Valentine's Dinner, and Movie's Loser & Winner
I thought up this Valentine at around 7AM yesterday morning. Karissa thought it was pretty funny, too.
I'm having some issues prioritizing schoolwork over the comic, so I don't really have any homework to show you guys. That being said, a new page of the comic is currently up at BoneDaddy Comics.
We got a new van! Well, it's 2002, new to us, at least. It's a Ford Windstar, and we love it. It's the first vehicle Karissa and I actually bought ourselves. I'll post a picture later.
We went to Whitey's last night to do the Valentine's thing with Isabella. Despite there being other families there, they didn't have any kind of kid's menu, so that was interesting. The food could have been a little better, too.
What am I watching?
Well, I only have 2 movies this time. Why? Pick an excuse: My Netflix has been slow lately (presumably due to everyone ordering movies so they could stay in from the cold weather), TCM has suspended Underground to do its "31 Days of Oscar" crap (there's still good movies, but they're salted in with the crappy ones), and HBO has had nothing but movies I've already seen and talked about. It's this goddamned leap year, I think. Anyway, here goes:
Werewolf: The Devil's Hound-You can tell from the first few minutes of annoying shaky-camera that this movie sucks. After the camera evens out, the acting goes to hell. One thing that really annoys me is the old introduce characters line. For example, in this movie, a guy who is obviously an owner of a business says over the phone to an employee, "Look [girl's name], I know you're my daughter in law, but if that crate doesn't show up by..." That is fucking annoying. Karissa doesn't go around saying, "Look Doug, I know you're my boyfriend, but if you don't pick up those crumbs you dribbled out..." If she did, I think I would honestly hit her. I would. I'd commit spousal abuse all over her face. Anyway, this guy owns a pyrotechnics business, a crate of werewolf gets devlivered by mistake (wtf??). The werewolf is female, somehow 'nips' the son of the owner (whose wife is the aforementioned daughter in law). The son becomes wolfish, and is caught dancing with the she-wolf (in human form) at a club by (aforementioned wife). That's where I shut it off. Not because it was horribly bad. That I could handle. It was BORING and I just couldn't get into it. With all the bad acting and the switching to scenes that go off on tangents not conducive to plot, I just got bored. Sorry.

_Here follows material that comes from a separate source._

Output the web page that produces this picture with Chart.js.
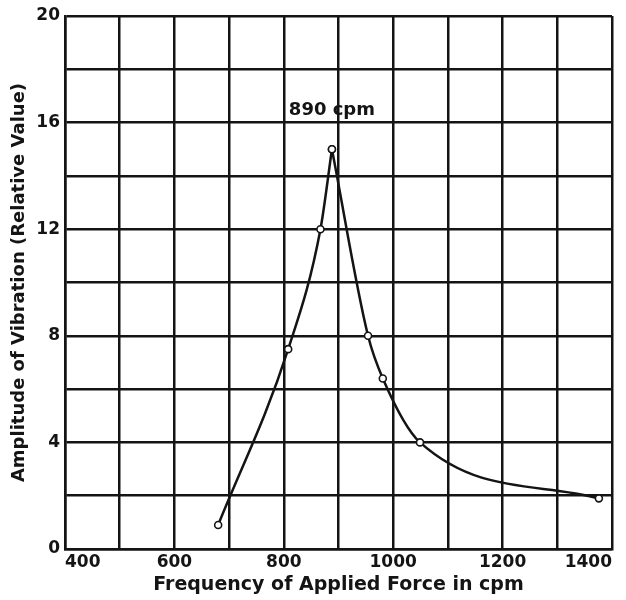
<!DOCTYPE html>
<html>
<head>
<meta charset="utf-8">
<title>Amplitude of Vibration vs Frequency</title>
<script src="https://cdn.jsdelivr.net/npm/chart.js@4/dist/chart.umd.min.js"></script>
<style>
  html, body { margin: 0; padding: 0; background: #fff; }
  #chart1 { display: block; }
</style>
</head>
<body>
<canvas id="chart1" width="626" height="600"></canvas>
<script>
// CHART DATA
// -----------------------------
let freq = [680, 808, 867, 888, 954, 981, 1049, 1376];
let amp = [0.9, 7.5, 12, 15, 8, 6.4, 4, 1.9];
let peakIndex = 3;
let peakLabel = '890 cpm';

let xTicks = [400, 600, 800, 1000, 1200, 1400];
let yTicks = [0, 4, 8, 12, 16, 20];

// rising and falling branches meet at the resonance peak (sharp cusp)
let points = freq.map((f, i) => ({ x: f, y: amp[i] }));
let rising = points.slice(0, peakIndex + 1);
let falling = points.slice(peakIndex);

// CHART CONFIG
// -----------------------------
let ink = '#141414';
Chart.defaults.font.family = "'DejaVu Sans', sans-serif";
Chart.defaults.font.weight = 'bold';
Chart.defaults.color = ink;

let branch = (data) => ({
  data: data,
  showLine: true,
  borderColor: ink,
  borderWidth: 2.5,
  cubicInterpolationMode: 'monotone',
  pointRadius: 3.5,
  pointBorderWidth: 1.6,
  pointBackgroundColor: '#fff',
  pointBorderColor: ink,
});

// draws the "890 cpm" note over the peak
let peakNote = {
  id: 'peakNote',
  afterDatasetsDraw(chart) {
    let { ctx, scales } = chart;
    let px = scales.x.getPixelForValue(freq[peakIndex]);
    let py = scales.y.getPixelForValue(amp[peakIndex]);
    ctx.save();
    ctx.font = "bold 18px 'DejaVu Sans', sans-serif";
    ctx.fillStyle = ink;
    ctx.textAlign = 'center';
    ctx.textBaseline = 'alphabetic';
    ctx.fillText(peakLabel, px, py - 34);
    ctx.restore();
  },
};

let chart1Data = {
  type: 'scatter',
  data: { datasets: [branch(rising), branch(falling)] },
  options: {
    responsive: false,
    animation: false,
    layout: { padding: { left: 0, top: 16, right: 14, bottom: 0 } },
    plugins: { legend: { display: false }, tooltip: { enabled: false } },
    scales: {
      x: {
        type: 'linear',
        min: 400,
        max: 1400,
        afterFit: (s) => { s.height = 51; },
        border: { display: true, color: ink, width: 2.5 },
        grid: { color: ink, lineWidth: 2.5, drawTicks: false },
        ticks: {
          stepSize: 100,
          autoSkip: false,
          maxRotation: 0,
          align: 'inner',
          padding: 3,
          font: { size: 17 },
          callback: (v) => (xTicks.includes(v) ? String(v) : ''),
        },
        title: {
          display: true,
          text: 'Frequency of Applied Force in cpm',
          font: { size: 19 },
          padding: { top: 0, bottom: 4 },
        },
      },
      y: {
        min: 0,
        max: 20,
        afterFit: (s) => { s.width = 65; },
        border: { display: true, color: ink, width: 2.5 },
        grid: { color: ink, lineWidth: 2.5, drawTicks: false },
        ticks: {
          stepSize: 2,
          autoSkip: false,
          padding: 5,
          font: { size: 17 },
          callback: (v) => (yTicks.includes(v) ? String(v) : ''),
        },
        title: {
          display: true,
          text: 'Amplitude of Vibration (Relative Value)',
          font: { size: 18 },
          padding: { top: 9, bottom: 0 },
        },
      },
    },
  },
  plugins: [peakNote],
};

// RENDER CHART
// -----------------------------
new Chart(document.getElementById('chart1'), chart1Data);
</script>
</body>
</html>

Freaked-I had heard of this movie, but how I've gone 15 years without seeing it is crazy. This movie is fucking funny. It was made by guys who were behind The Idiot Box, Saul of the Mole Men, The Andy Milankis Show, and Bill & Ted's Excellent Adventure, just to name a few. Ricky Koogan (Alex Winter who play Bill in the aforementioned movie) is a move star asshole who sells his name to EES (Everything Except Shoes) Corporation to go to South Africa and defend its experimentation with Zygrot 24, a highly toxic chemical. Ricky and a friend find only protesters at an airport and end up with one of them, roadtripping. They take a detour to see a freakshow only to end up as headlining attractions. The tagline is "A thinking man's stupid comedy", so you'd swear this is a movie I made. Keanu Reeves makes an appearance as Ortiz the Dog Boy, Bobcat Goldthwait is Sockhead, Mr. T is the Bearded Lady, and Randy Quaid is the Ringmaster Elijah Scuggs who made the freaks what they are and keeps them locked up in a surprisingly roomy outhouse. Randy Quaid is a skilled actor, and even though somewhat typecast as a drunken redneck, he manages to put his own style into it every time to make a different but extremely memorable drunken redneck. Watch it. If you don't laugh, you're a TERRORIST.
4 Comments:
I like this Valentine! I would totally blow whoever gave it to me?!?!
Love the valentine!
Yes! I may have to make copies for my man friends...
hahaha....great valentine! I would buy it for myself!